Part of that process has been adding over-the-door racks, like the one above, and another in the closet I am using for pantry, bar, and miscellaneous storage. I didn't have enough baskets the first time around, and I was not surprised by that as I needed to see how everything actually worked in the space, so I have ordered more baskets and am now waiting. I admit that I have more cooking stuff than many, and I use my sous-vide set up and my slow cooker multiple times weekly so they need to be accessible, but I have come to a far greater admiration for people who cook complex meals in truly tiny kitchens.
The complex has a grilling area, so I grilled a steak one day. Actually I cooked it sous-vide to perfectly halfway between rare and medium because the thing was nearly two inches thick and it is hard to get a steak that thick just right on the grill. I simply seared it briefly on the grill. The steak was so big that it lasted me for several meals, including another salad.
Another day I made peanut soup, west-african peanut crusted chicken kabobs and a salad, and that prompted a bit of an organizational melt-down, as I was tripping over myself, my pots, and various other equipment. However, the food was good and the experience really helped focus my attention on what works and why, another reason I think I am close to finalizing the kitchen arrangement. As I grow happier in the kitchen, I grow happier in general, and it is a contented kind of settling in.
A more successful, at least in terms of kitchen functionality was a batch of an anglo-Indian style Beet and Tomato soup. I got the recipe from Madhur Jaffrey's World of the East Vegetarian Cookbook, and I've been making it regularly since my 20s. The cookbook is now falling apart and is kept together with rubber bands, and my version is no longer true to Jaffrey's, but I like to think it maintains the same spirit.
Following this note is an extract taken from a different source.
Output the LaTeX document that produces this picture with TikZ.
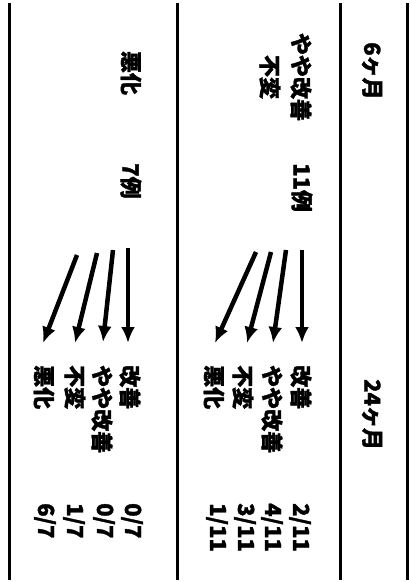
\documentclass[tikz,border=0pt]{standalone}
\usepackage{fontspec}
\newfontfamily\jp{Noto Sans CJK JP}[BoldFeatures={FakeBold=1.5}]
\usetikzlibrary{arrows.meta}
\tikzset{
  rt/.style={rotate=-90, inner sep=0pt, font=\jp\bfseries\fontsize{22pt}{26pt}\selectfont},
  rule/.style={line width=3pt},
  arr/.style={line width=4.5pt, -{Latex[length=16pt,width=14pt]}}
}
\begin{document}
\begin{tikzpicture}[x=1pt,y=-1pt]
\useasboundingbox (0,0) rectangle (410,582);
% table rules
\coordinate (r1t) at (9,3);   \coordinate (r1b) at (9,580);
\coordinate (r2t) at (177,3); \coordinate (r2b) at (177,580);
\coordinate (r3t) at (340,3); \coordinate (r3b) at (340,580);
\coordinate (r4t) at (407,3); \coordinate (r4b) at (407,580);
\draw[rule] (r1t) -- (r1b);
\draw[rule] (r2t) -- (r2b);
\draw[rule] (r3t) -- (r3b);
\draw[rule] (r4t) -- (r4b);
% header
\node[rt, anchor=west] (h1) at (372,42) {6ヶ月};
\node[rt, anchor=west] (h2) at (372,379) {24ヶ月};
% middle row
\node[rt] (ma) at (301,77) {やや改善};
\node[rt] (mb) at (270,77) {不変};
\node[rt, anchor=west] (mn) at (302,163) {11例};
\node[rt, anchor=west] (m1) at (301,365) {改善};
\node[rt, anchor=west] (m2) at (272,365) {やや改善};
\node[rt, anchor=west] (m3) at (243,365) {不変};
\node[rt, anchor=west] (m4) at (214,365) {悪化};
\node[rt, anchor=west] (mf1) at (300,503) {2/11};
\node[rt, anchor=west] (mf2) at (272,503) {4/11};
\node[rt, anchor=west] (mf3) at (245,503) {3/11};
\node[rt, anchor=west] (mf4) at (217,503) {1/11};
\coordinate (ms1) at (302,250); \coordinate (me1) at (302,343);
\coordinate (ms2) at (286,250); \coordinate (me2) at (273,343);
\coordinate (ms3) at (271,252); \coordinate (me3) at (247,343);
\coordinate (ms4) at (256,252); \coordinate (me4) at (215,343);
\draw[arr] (ms1) -- (me1);
\draw[arr] (ms2) -- (me2);
\draw[arr] (ms3) -- (me3);
\draw[arr] (ms4) -- (me4);
% left row
\node[rt] (la) at (131,73) {悪化};
\node[rt, anchor=west] (ln) at (131,163) {7例};
\node[rt, anchor=west] (l1) at (130,365) {改善};
\node[rt, anchor=west] (l2) at (102,365) {やや改善};
\node[rt, anchor=west] (l3) at (75,365) {不変};
\node[rt, anchor=west] (l4) at (44,365) {悪化};
\node[rt, anchor=west] (lf1) at (132,503) {0/7};
\node[rt, anchor=west] (lf2) at (104,503) {0/7};
\node[rt, anchor=west] (lf3) at (74,503) {1/7};
\node[rt, anchor=west] (lf4) at (45,503) {6/7};
\coordinate (ls1) at (128,248); \coordinate (le1) at (128,343);
\coordinate (ls2) at (113,250); \coordinate (le2) at (103,342);
\coordinate (ls3) at (97,253);  \coordinate (le3) at (75,343);
\coordinate (ls4) at (77,255);  \coordinate (le4) at (43,343);
\draw[arr] (ls1) -- (le1);
\draw[arr] (ls2) -- (le2);
\draw[arr] (ls3) -- (le3);
\draw[arr] (ls4) -- (le4);
\end{tikzpicture}
\end{document}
I served it in my grandmother's vaseline glass bowl with some seared shrimp.. I am already thinking of what soup I will make next. I procured some fabulous carrots complete with a bounty of greens, so perhaps it is time for carrot greens soup. That tends to be another market-season favorite, mostly because it is the only way to find nice carrot greens.
I am getting hungry already.
As you can see from this past Saturday's market haul, there have been more salads, but also spaghetti squash and zucchini which I turned into zoodles. I've come late to summer cooking, as I was mostly preoccupied with other things in the earlier part of the summer, but I am thoroughly enjoying the process now. The process of cooking connects me to my better self, to family, to youth, to joy, despite the fact that it is often actually work, or is because of that? Spending time in the kitchen reminds me of the girl I once was, and still am, the girl who baked cookies and cakes for her dorm-mates every exam week. Cooking, and baking, although I do less of that now, always reminds me of the good things in life.